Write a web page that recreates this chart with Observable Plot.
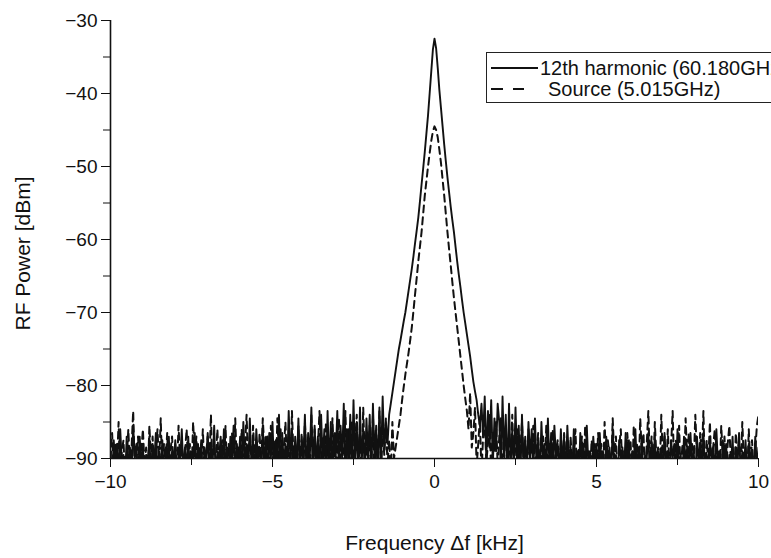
<!DOCTYPE html>
<html><head><meta charset="utf-8">
<script src="https://cdn.jsdelivr.net/npm/d3@7"></script>
<script src="https://cdn.jsdelivr.net/npm/@observablehq/plot@0.6"></script>
<style>
html,body{margin:0;padding:0;background:#fff;overflow:hidden;width:771px;height:558px}
#wrap{position:relative;width:771px;height:558px}
#legend{position:absolute;left:486px;top:52px;width:330px;height:49px;border:1.5px solid #222;background:#fff}
</style></head><body><div id="wrap"></div>
<script>
// Sweep grid (kHz offset from carrier): -10 ... +10 kHz, 401 points
const freqStartKHz = -10, freqStepKHz = 0.05;

// 12th harmonic (60.180 GHz) power, dBm (rows of 1 kHz = 20 points)
const harmonicDbm = [
  /* -10 */ -89, -93, -87.5, -91, -88, -92.5, -86, -90.5, -89.5, -93, -87, -91.5, -88.5, -92, -85.5, -90, -88, -93.5, -87, -91,
  /*  -9 */ -88.5, -92, -89.5, -91, -87, -93, -88, -90.5, -86.5, -92, -89, -91.5, -87.5, -93, -88.5, -90, -87, -92.5, -89, -91,
  /*  -8 */ -87.5, -93, -89, -90.5, -86, -92, -88.5, -91.5, -87, -93, -89.5, -90, -86.5, -92.5, -88, -91, -87.5, -93, -88.5, -90.5,
  /*  -7 */ -86.5, -92, -88, -91, -85.5, -93, -89, -90, -87, -92.5, -86, -91.5, -88.5, -93, -87, -90.5, -85.5, -92, -88, -91,
  /*  -6 */ -87, -93, -85, -90.5, -88, -92, -84.5, -91, -87.5, -93, -86, -90, -88.5, -92.5, -85.5, -91.5, -87, -93, -86.5, -90,
  /*  -5 */ -85, -92, -87.5, -90.5, -84, -93, -86.5, -91, -88, -92, -83.5, -90, -86, -93, -87, -91.5, -84.5, -92, -87.5, -90.5,
  /*  -4 */ -84, -92.5, -86.5, -90, -83, -93, -85.5, -91, -87, -92, -84, -90.5, -86, -93, -83.5, -91.5, -85, -92, -86.5, -90,
  /*  -3 */ -83.5, -92, -85.5, -90, -82.5, -93, -86, -91, -84, -92.5, -82, -90.5, -85, -93, -83, -91, -86, -92, -84.5, -90,
  /*  -2 */ -84, -92.5, -82.5, -90, -85.5, -93, -83, -91, -81.5, -89, -85, -88, -84, -82.5, -81, -79.5, -78, -76.5, -75, -73.8,
  /*  -1 */ -72.5, -71.2, -70, -68.5, -67, -65.5, -64, -62.3, -60.5, -58.8, -57, -54.8, -52.5, -50.3, -48, -45.5, -43, -40, -37, -34,
  /*   0 */ -32.5, -33.8, -36.5, -39.5, -42, -44.5, -47, -49.3, -51.5, -53.5, -55.5, -57.3, -59, -61, -63, -64.8, -66.5, -68.3, -70, -71.5,
  /*   1 */ -73, -74.5, -76, -77.8, -79.5, -80.8, -82, -84, -85.5, -82.5, -87, -81.5, -90, -83.5, -88.5, -82, -91, -84.5, -89, -82.5,
  /*   2 */ -85, -92, -81.5, -90, -84, -93, -82.5, -91, -86, -92, -83, -90.5, -85.5, -93, -84, -91, -87, -92.5, -85, -90,
  /*   3 */ -86, -92, -84.5, -91, -87.5, -93, -85, -90.5, -88, -92, -84.5, -91.5, -86.5, -93, -85.5, -90, -88, -92.5, -86, -91,
  /*   4 */ -87, -93, -85.5, -90.5, -88.5, -92, -86, -91.5, -89, -93, -86.5, -90, -88, -92.5, -85.5, -91, -89, -93, -87, -90.5,
  /*   5 */ -88, -92.5, -86.5, -91, -89, -93, -87, -90.5, -88.5, -92, -86, -91.5, -89.5, -93, -87.5, -90, -88.5, -92, -86.5, -91,
  /*   6 */ -87.5, -93, -89, -90.5, -86, -92, -88.5, -91.5, -87, -93, -89.5, -90, -86.5, -92.5, -88, -91, -87, -93, -89, -90.5,
  /*   7 */ -88.5, -92, -86.5, -91, -89, -93, -87.5, -90, -88, -92.5, -86, -91.5, -89.5, -93, -87, -90.5, -88.5, -92, -86.5, -91,
  /*   8 */ -89, -93, -87, -90.5, -88, -92, -86.5, -91.5, -89.5, -93, -87.5, -90, -88.5, -92.5, -86, -91, -89, -93, -87.5, -90.5,
  /*   9 */ -88, -92, -89.5, -91, -87, -93, -88.5, -90.5, -86.5, -92, -89, -91.5, -87.5, -93, -88, -90, -89.5, -92.5, -87, -91,
  /*  10 */ -88.5
];

// Source (5.015 GHz) power, dBm, same sweep grid
const sourceDbm = [
  /* -10 */ -90, -86.5, -92, -88, -91, -85, -93, -89, -87.5, -92.5, -90, -86, -91.5, -88.5, -83.5, -92, -90.5, -87, -92, -89,
  /*  -9 */ -86, -91, -88.5, -93, -85.5, -90, -87, -92.5, -89.5, -86, -91, -84.5, -92, -88, -90.5, -86.5, -93, -89, -87, -91.5,
  /*  -8 */ -88, -92, -85.5, -90.5, -87.5, -93, -89, -86, -91.5, -88, -92.5, -85, -90, -87, -93, -88.5, -91, -86, -92, -89.5,
  /*  -7 */ -87, -91, -84, -92.5, -88.5, -90, -86, -93, -89, -87.5, -91.5, -85.5, -92, -88, -90.5, -86.5, -93, -84.5, -91, -88.5,
  /*  -6 */ -90, -86, -92, -88.5, -84, -91, -87, -93, -85.5, -90, -88, -92.5, -86.5, -91, -84.5, -89, -92, -87, -90.5, -85.5,
  /*  -5 */ -91, -87.5, -93, -84.5, -90, -86, -92, -88.5, -85, -91.5, -87, -93, -83.5, -90, -88, -92, -85.5, -91, -86.5, -92.5,
  /*  -4 */ -85, -90.5, -87.5, -93, -84, -91, -86, -92, -88.5, -83.5, -90, -87, -92.5, -85, -91, -88, -93, -84.5, -90, -86.5,
  /*  -3 */ -92, -84.5, -90, -87, -93, -83.5, -91, -86, -92.5, -85, -90, -88, -84, -91.5, -86.5, -93, -83, -90.5, -87.5, -92,
  /*  -2 */ -85.5, -91, -84, -93, -87, -90, -83.5, -92, -86, -89.5, -84.5, -91, -87.5, -92.5, -85, -90, -88.5, -87, -85.5, -84,
  /*  -1 */ -82, -80.2, -78.5, -77, -75.5, -73.8, -72, -69.8, -67.5, -65.3, -63, -61, -59, -56.5, -54, -52, -50, -48.2, -46.5, -45.2,
  /*   0 */ -44.5, -45, -46, -47.7, -49.5, -51.8, -54, -56.5, -59, -61.3, -63.5, -65.8, -68, -70, -72, -74, -76, -78, -80, -81.8,
  /*   1 */ -83.5, -86, -81, -88.5, -86.5, -83, -91, -88, -84.5, -92, -87, -85, -90.5, -88, -84, -92.5, -86.5, -89, -85, -91,
  /*   2 */ -87, -84.5, -92, -88.5, -85.5, -93, -87, -90, -84, -91.5, -88, -86, -92.5, -89, -85, -91, -87.5, -93, -86, -90,
  /*   3 */ -88.5, -85.5, -92, -89, -86.5, -93, -90, -87, -91.5, -85.5, -92.5, -88, -90.5, -86, -93, -89, -87.5, -91, -88, -92,
  /*   4 */ -86.5, -90.5, -88, -93, -87, -91, -89.5, -86, -92.5, -88.5, -90, -87, -93, -85.5, -91, -89, -92, -87.5, -90.5, -88,
  /*   5 */ -92, -86.5, -90, -88, -93, -85, -91, -87.5, -89.5, -92.5, -84.5, -90, -87, -93, -88.5, -86, -91.5, -89, -92, -86.5,
  /*   6 */ -90, -87.5, -93, -85.5, -91, -88, -92, -84.5, -89.5, -86.5, -93, -88, -83.5, -91, -87, -92.5, -85, -90, -88.5, -92,
  /*   7 */ -84, -90.5, -87, -93, -86, -91, -88.5, -83.5, -92, -87.5, -90, -85.5, -93, -88, -91.5, -84.5, -90, -86.5, -92.5, -88,
  /*   8 */ -91, -84, -89.5, -92, -86.5, -90, -83.5, -93, -87.5, -90.5, -85, -92, -88.5, -86, -91.5, -89, -93, -85.5, -90, -87,
  /*   9 */ -92.5, -88, -85.5, -91, -89, -93, -86.5, -90, -87.5, -92, -85, -90.5, -88.5, -93, -86, -91, -87.5, -92, -89, -85.5,
  /*  10 */ -84
];

const seriesNames = ["12th harmonic (60.180GHz)", "Source (5.015GHz)"];
const xTicks = [-10, -5, 0, 5, 10];
const xMinorTicks = [-7.5, -2.5, 2.5, 7.5];
const yTicks = [-90, -80, -70, -60, -50, -40, -30];
const yMinorTicks = [-85, -75, -65, -55, -45, -35];
const xLabel = "Frequency \u0394f [kHz]";
const yLabel = "RF Power [dBm]";

const toRows = (arr) => arr.map((v, i) => ({f: Math.round((freqStartKHz + i * freqStepKHz) * 100) / 100, p: v}));
const harmonic = toRows(harmonicDbm);
const source = toRows(sourceDbm);
const fmt = d => d < 0 ? "\u2212" + Math.abs(d) : String(d);
const FONT = "'Liberation Sans', Arial, sans-serif";

const chart = Plot.plot({
  width: 771,
  height: 558,
  marginLeft: 110,
  marginRight: 13,
  marginTop: 20,
  marginBottom: 100,
  x: {domain: [-10, 10]},
  y: {domain: [-90, -30]},
  style: {fontFamily: FONT, fontSize: "19px", color: "#111", background: "white"},
  marks: [
    Plot.line(source, {x: "f", y: "p", stroke: "#111", strokeWidth: 2, strokeDasharray: "7,5", clip: true}),
    Plot.line(harmonic, {x: "f", y: "p", stroke: "#111", strokeWidth: 1.9, clip: true}),
    Plot.ruleX([-10], {stroke: "#111", strokeWidth: 1.6}),
    Plot.ruleY([-90], {stroke: "#111", strokeWidth: 1.6}),
    Plot.axisX({ticks: xTicks, tickSize: 9, tickPadding: 7, label: null, tickFormat: fmt}),
    Plot.axisX({ticks: xMinorTicks, tickSize: 7, label: null, tickFormat: () => ""}),
    Plot.axisY({ticks: yTicks, tickSize: 9, tickPadding: 4, label: null, tickFormat: fmt}),
    Plot.axisY({ticks: yMinorTicks, tickSize: 7, label: null, tickFormat: () => ""}),
    Plot.text([xLabel], {frameAnchor: "bottom", lineAnchor: "middle", textAnchor: "middle", dy: 85, fontSize: 21, fill: "#111"}),
    Plot.text([yLabel], {frameAnchor: "left", lineAnchor: "middle", textAnchor: "middle", dx: -87, dy: 14, rotate: -90, fontSize: 21, fill: "#111"})
  ]
});
document.getElementById("wrap").appendChild(chart);

// Legend box (runs past the page edge, as in the original)
const lg = d3.select("#wrap").append("div").attr("id", "legend");
const ls = lg.append("svg").attr("width", 330).attr("height", 49).style("position", "absolute").style("left", 0).style("top", 0);
const rows = [
  {name: seriesNames[0], dash: null, y: 15, x2: 51, tx: 53},
  {name: seriesNames[1], dash: "12,10", y: 36, x2: 37, tx: 61}
];
rows.forEach(r => {
  ls.append("line").attr("x1", 4).attr("x2", r.x2).attr("y1", r.y).attr("y2", r.y)
    .attr("stroke", "#111").attr("stroke-width", 2).attr("stroke-dasharray", r.dash);
  ls.append("text").attr("x", r.tx).attr("y", r.y).attr("dy", "0.36em")
    .attr("font-family", FONT).attr("font-size", 20).attr("fill", "#111").text(r.name);
});
</script>
</body></html>
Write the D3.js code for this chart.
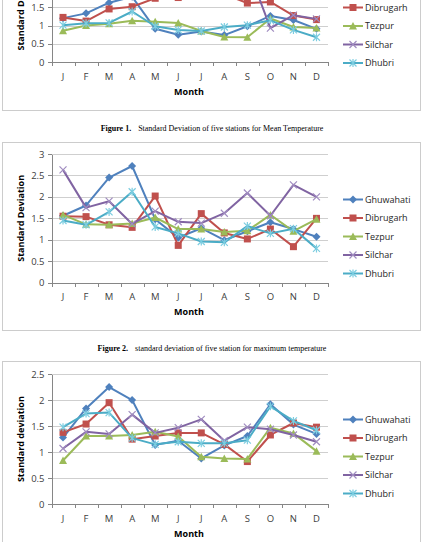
<!DOCTYPE html>
<meta charset="utf-8">
<style>
body { margin: 0; background: #fff; }
svg text { font-family: "Open Sans", sans-serif; }
.tick text { fill: #404040; font-size: 9.5px; }
.axis path, .axis line { stroke: #868686; shape-rendering: crispEdges; }
.grid { stroke: #cfcfcf; shape-rendering: crispEdges; }
.frame { fill: none; stroke: #cccccc; shape-rendering: crispEdges; }
.title { font-weight: bold; font-size: 9px; fill: #000; }
.legend text { font-size: 9px; fill: #262626; }
.caption { font-family: "Liberation Serif", serif; font-size: 8px; fill: #000; }
</style>
<body>
<script src="https://d3js.org/d3.v7.min.js"></script>
<script>

var months = ["J","F","M","A","M","J","J","A","S","O","N","D"];
var stations = ["Ghuwahati","Dibrugarh","Tezpur","Silchar","Dhubri"];
var colors = ["#4F81BD","#C0504D","#9BBB59","#8064A2","#4BACC6"];

// figure 1: mean temperature (top of this chart is cut off in the picture)
var meanGhuwahati = [1.2, 1.33, 1.62, 1.78, 0.91, 0.75, 0.84, 0.74, 0.98, 1.26, 1.15, 0.91];
var meanDibrugarh = [1.22, 1.12, 1.45, 1.51, 1.74, 1.76, 1.9, 1.85, 1.61, 1.64, 1.27, 1.16];
var meanTezpur    = [0.86, 1.0, 1.05, 1.13, 1.1, 1.07, 0.85, 0.69, 0.68, 1.19, 0.96, 0.93];
var meanSilchar   = [2.2, 2.0, 1.95, 1.9, 2.1, 2.3, 2.1, 2.2, 2.6, 0.93, 1.28, 1.18];
var meanDhubri    = [1.01, 1.06, 1.07, 1.38, 0.98, 0.88, 0.85, 0.96, 1.01, 1.14, 0.88, 0.68];

// figure 2: maximum temperature
var maxGhuwahati = [1.56, 1.8, 2.45, 2.72, 1.48, 1.05, 1.27, 0.99, 1.2, 1.41, 1.25, 1.07];
var maxDibrugarh = [1.55, 1.54, 1.35, 1.29, 2.02, 0.87, 1.61, 1.16, 1.02, 1.25, 0.84, 1.5];
var maxTezpur    = [1.58, 1.36, 1.35, 1.38, 1.52, 1.25, 1.25, 1.18, 1.21, 1.58, 1.2, 1.48];
var maxSilchar   = [2.63, 1.75, 1.9, 1.37, 1.67, 1.42, 1.39, 1.62, 2.09, 1.56, 2.28, 2.0];
var maxDhubri    = [1.45, 1.35, 1.65, 2.12, 1.3, 1.15, 0.96, 0.94, 1.32, 1.15, 1.26, 0.8];

// figure 3 (caption not visible)
var minGhuwahati = [1.28, 1.84, 2.25, 2.0, 1.14, 1.22, 0.88, 1.13, 1.31, 1.92, 1.53, 1.35];
var minDibrugarh = [1.38, 1.54, 1.95, 1.25, 1.31, 1.37, 1.37, 1.15, 0.82, 1.33, 1.56, 1.48];
var minTezpur    = [0.84, 1.31, 1.31, 1.33, 1.39, 1.3, 0.91, 0.88, 0.87, 1.47, 1.36, 1.02];
var minSilchar   = [1.07, 1.39, 1.35, 1.72, 1.37, 1.47, 1.63, 1.22, 1.48, 1.44, 1.33, 1.2];
var minDhubri    = [1.48, 1.74, 1.76, 1.27, 1.15, 1.2, 1.17, 1.17, 1.23, 1.88, 1.6, 1.42];

var svg = d3.select("body").append("svg")
    .attr("width", 425)
    .attr("height", 542);

// excel style markers
function marker(sel, i, color) {
  if (i == 0) {
    sel.append("path").attr("d", "M0,-4L4,0L0,4L-4,0Z").attr("fill", color);
  } else if (i == 1) {
    sel.append("rect").attr("x", -3.5).attr("y", -3.5).attr("width", 7).attr("height", 7).attr("fill", color);
  } else if (i == 2) {
    sel.append("path").attr("d", "M0,-4L4,3.5L-4,3.5Z").attr("fill", color);
  } else if (i == 3) {
    sel.append("path").attr("d", "M-3.5,-3.5L3.5,3.5M-3.5,3.5L3.5,-3.5")
      .attr("stroke", "#a08cc0").attr("stroke-width", 1.2).attr("fill", "none");
  } else {
    sel.append("path").attr("d", "M-3.5,-3.5L3.5,3.5M-3.5,3.5L3.5,-3.5M0,-4V4")
      .attr("stroke", "#7ccde0").attr("stroke-width", 1.2).attr("fill", "none");
  }
}

function drawChart(cfg) {
  var g = svg.append("g");

  g.append("rect").attr("class", "frame")
      .attr("x", 2.5).attr("y", cfg.frameTop + 0.5)
      .attr("width", 418).attr("height", cfg.frameBottom - cfg.frameTop);

  var x = d3.scaleBand().domain(d3.range(12)).range([51.5, 328]);
  var xb = d3.scaleLinear().domain([0, 12]).range([51.5, 328]);
  var y = d3.scaleLinear().domain([0, cfg.max]).range([cfg.y0, cfg.yTop]);
  var ticks = d3.range(0, cfg.max + 0.01, 0.5);

  g.selectAll(".grid")
      .data(ticks.slice(1))
    .enter().append("line")
      .attr("class", "grid")
      .attr("x1", 51.5).attr("x2", 328)
      .attr("y1", function(d) { return Math.round(y(d)) + 0.5; })
      .attr("y2", function(d) { return Math.round(y(d)) + 0.5; });

  g.append("g")
      .attr("class", "axis")
      .attr("transform", "translate(51.5,0)")
      .call(d3.axisLeft(y).tickValues(ticks).tickSize(4).tickSizeOuter(0).tickPadding(3)
        .tickFormat(d3.format("~g")));

  g.append("g")
      .attr("class", "axis")
      .attr("transform", "translate(0," + cfg.y0 + ")")
      .call(d3.axisBottom(xb).ticks(12).tickSize(4).tickSizeOuter(0).tickFormat(""));

  g.append("g")
      .attr("class", "axis")
      .attr("transform", "translate(0," + cfg.y0 + ")")
      .call(d3.axisBottom(x).tickSize(0).tickPadding(11).tickFormat(function(i) { return months[i]; }))
      .select(".domain").remove();

  g.append("text").attr("class", "title")
      .attr("text-anchor", "middle")
      .attr("x", 189).attr("y", cfg.y0 + 32.5)
      .text("Month");

  g.append("text").attr("class", "title")
      .attr("text-anchor", "middle")
      .attr("transform", "translate(24," + ((cfg.y0 + cfg.yTop) / 2) + ")rotate(-90)")
      .text(cfg.yTitle);

  var line = d3.line()
      .x(function(d, i) { return x(i) + x.bandwidth() / 2; })
      .y(function(d) { return y(d); });

  cfg.series.forEach(function(s, k) {
    g.append("path")
        .attr("d", line(s))
        .attr("fill", "none")
        .attr("stroke", colors[k])
        .attr("stroke-width", 2)
        .attr("stroke-linejoin", "round");
    g.selectAll(".m" + k)
        .data(s)
      .enter().append("g")
        .attr("transform", function(d, i) { return "translate(" + (x(i) + x.bandwidth() / 2) + "," + y(d) + ")"; })
        .each(function() { marker(d3.select(this), k, colors[k]); });
  });

  var legend = g.selectAll(".legend")
      .data(stations)
    .enter().append("g")
      .attr("class", "legend")
      .attr("transform", function(d, i) { return "translate(343," + (cfg.legendTop + i * 18.5) + ")"; });

  legend.append("line")
      .attr("x1", 0).attr("x2", 20)
      .attr("stroke", function(d, i) { return colors[i]; })
      .attr("stroke-width", 2);
  legend.each(function(d, i) {
    marker(d3.select(this).append("g").attr("transform", "translate(10,0)"), i, colors[i]);
  });
  legend.append("text")
      .attr("x", 22)
      .attr("dy", ".35em")
      .text(function(d) { return d; });
}

function caption(yPos, num, txt) {
  var t = svg.append("text").attr("class", "caption")
      .attr("x", 212).attr("y", yPos)
      .attr("text-anchor", "middle");
  t.append("tspan").attr("font-weight", "bold").text("Figure " + num + ".");
  t.append("tspan").attr("dx", 7).text(txt);
}

drawChart({
  frameTop: -58, frameBottom: 110, y0: 62.3, yTop: -48.1, max: 3, legendTop: -11,
  yTitle: "Standard Deviation",
  series: [meanGhuwahati, meanDibrugarh, meanTezpur, meanSilchar, meanDhubri]
});
caption(130.5, 1, "Standard Deviation of five stations for Mean Temperature");

drawChart({
  frameTop: 142, frameBottom: 330, y0: 282.7, yTop: 154, max: 3, legendTop: 199.5,
  yTitle: "Standard Deviation",
  series: [maxGhuwahati, maxDibrugarh, maxTezpur, maxSilchar, maxDhubri]
});
caption(350.5, 2, "standard deviation of five station for maximum temperature");

drawChart({
  frameTop: 361, frameBottom: 551, y0: 504.3, yTop: 374, max: 2.5, legendTop: 419.5,
  yTitle: "Standard deviation",
  series: [minGhuwahati, minDibrugarh, minTezpur, minSilchar, minDhubri]
});

</script>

Task objective: Search the entries for the word "page" and pick out every line that holds it.

Response to this task:
Write a web page that recreates this chart with Observable Plot.
// Legend box (runs past the page edge, as in the original)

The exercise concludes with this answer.